Ready to eat in less than an hour, it doesn’t get any easier than these baked taquitos. Chicken taquitos, filled with melty cheese, will soon become a family favorite.
- Chicken – shredded chicken
- Rotel tomatoes
- Refried beans
- Cheese – shredded cheddar cheese
- Tortillas – flour tortillas fajita size
- Oil – canola oil
- Guacamole – for serving
- Sour cream – for serving
- Salsa – for serving
Rotisserie chicken is a great choice for the cooked chicken in this recipe. You can also make up a big batch of shredded chicken in your slow cooker or Instant Pot and freeze it in portions. Then you’ll have shredded chicken any time you want.
Instead of shredded chicken, these taquitos could also be made with another type of meat. Try making homemade taquitos with ground beef, shredded pork, or ground pork. You can also swap the cheddar cheese for Monterey Jack, Pepper Jack, or a Tex Mex blend.
Flour tortillas tend to roll better than corn, but you can use either to make your taquitos. There are also plenty of other ingredients you can add to the tortillas. You might try green onions, black beans, fresh cilantro, or green chiles as great options. Just make sure you don’t stuff them too full that you can’t close them.
How to Make Taquitos
FIRST STEP: In a medium bowl, mix together the shredded chicken and Rotel Tomatoes.
SECOND STEP: In a microwave-safe bowl, add the refried beans and microwave for 1 minute.
THIRD STEP: On each tortilla, spread a tablespoon of refried beans down the middle, and top with 1 to 2 tablespoons of chicken and 1 tablespoon of cheese.
FOURTH STEP: Roll the tortilla and secure with a toothpick.
FIFTH STEP: Place the rolled tacos on a large baking sheet lined with parchment paper. Brush each one with a little bit of canola oil.
SIXTH STEP: Bake at 425°F for 10 to 12 minutes until golden brown.
SEVENTH STEP: Remove from oven and let cool slightly before serving.
What is a taquito?
A taquito is a rolled-up tortilla filled with beef, shredded chicken, or cheese.
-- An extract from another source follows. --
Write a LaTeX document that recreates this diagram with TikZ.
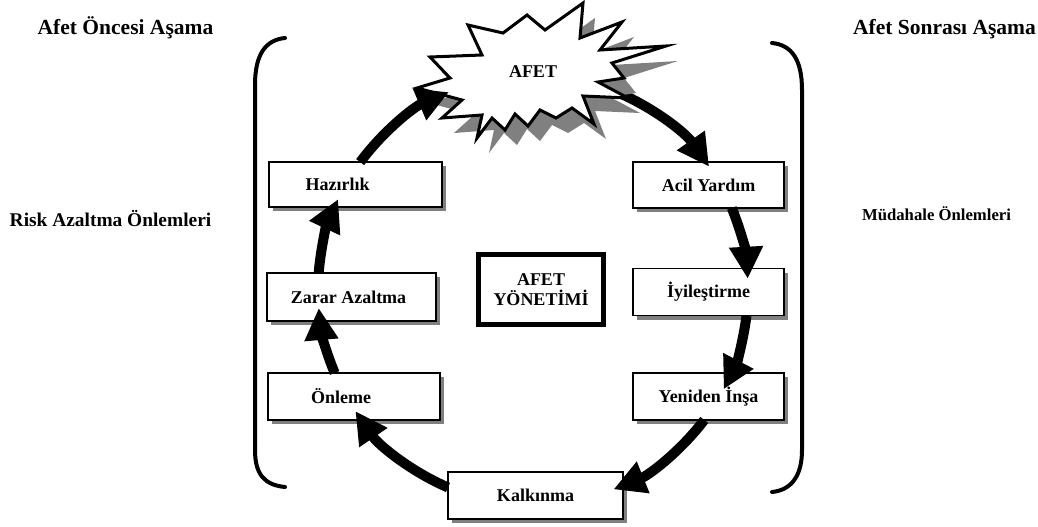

It’s then fried or baked and served with toppings like sour cream, salsa, and guacamole.
How do I make shredded chicken?
Shredded chicken can be made ahead of time in the Instant Pot or slow cooker. Season the chicken with chicken broth, garlic powder, onion powder, salt, and pepper. Cook until the meat is tender and shreds easily. You can also use a rotisserie chicken that you shred.
Can I make the taquitos spicy?
Certainly! Add a dash of chili powder or cayenne pepper to your chicken while cooking it, or a dash of hot sauce to your taquito.
How to Store Taquitos
IN THE FRIDGE: Store leftover taquitos in an airtight container in the refrigerator for 3 to 4 days. Reheat in the oven when you are ready to enjoy them again. Put the taquitos on a baking sheet, spray them with a little more cooking spray and bake in a 350°F oven for about 15 minutes, until they’re warmed through and nice and crispy again.
IN THE FREEZER: Taquitos can be assembled ahead of time and frozen. We do suggest wrapping each taquito individually and then popping it into a freezer-safe container or freezer bag before sealing tight. When you’re ready to bake, just take out the frozen taquitos in the amount you want and bake.
- 3 cups chicken shredded
- 1 can Rotel tomatoes drained
- 2 cans refried beans
- 3 cups cheddar cheese shredded
- 30 flour tortillas fajita size
- 2 tablespoons canola oil
- guacamole sour cream, and salsa for serving
- In a medium bowl, mix together the shredded chicken and Rotel Tomatoes.
- In a microwave-safe bowl, add the refried beans and microwave for 1 minute.
- On each tortilla, spread a tablespoon of refried beans down the middle, and top with 1 to 2 tablespoons of chicken and 1 tablespoon of cheese.
- Roll the tortilla and secure with a toothpick.
- Place the rolled tacos on a large baking sheet lined with parchment paper. Brush each one with a little bit of canola oil.
- Bake at 425°F for 10 to 12 minutes until golden brown.
- Remove from oven and let cool slightly before serving.